The implicit message to investors was plain enough - if rescheduling does materialize, the upside could be substantial, but positioning matters enormously, and getting whipsawed by premature conviction is a real risk.
4/20 Sales Data Shows an Industry Still Growing
Flowhub CEO Kyle Sherman closed the show with something more concrete than Washington speculation: actual sales numbers from April 20, the cannabis industry's de facto annual holiday. Overall volume came in roughly 12 to 15 percent above the prior year, with analysts projecting industry-wide sales between $400 and $430 million for the single day. Those are meaningful numbers - not just as a cultural barometer but as evidence that consumer demand continues to grow even as regulatory uncertainty persists.
Sherman also weighed in on the Axios report covering rescheduling, but his real value-add was operational. For dispensary operators coming off one of the biggest revenue days of the year, the question isn't just whether Washington delivers - it's whether the underlying business fundamentals support the current trajectory.
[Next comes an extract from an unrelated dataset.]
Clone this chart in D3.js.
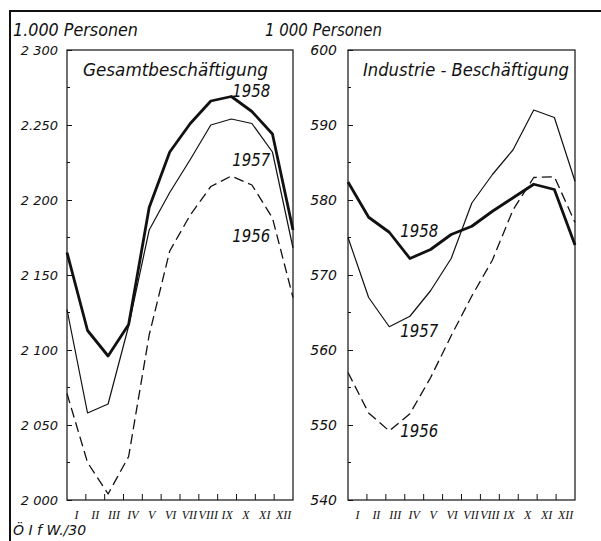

The 4/20 data suggests they do, at least for now.
So - Are We Actually Close This Time?
That was the question hanging over all three segments, and nobody offered a definitive answer. Which is, frankly, the honest position. The procedural paths exist. The political will appears stronger than it has in previous cycles. Market participants are cautiously positioning for upside. And consumer demand keeps climbing. But "close" in cannabis policy has a long and painful history of meaning "not yet." The distance between a Washington Post report and a Federal Register filing is measured not in miles but in bureaucratic will, legal exposure, and political timing. The industry is watching. It just knows better than to hold its breath.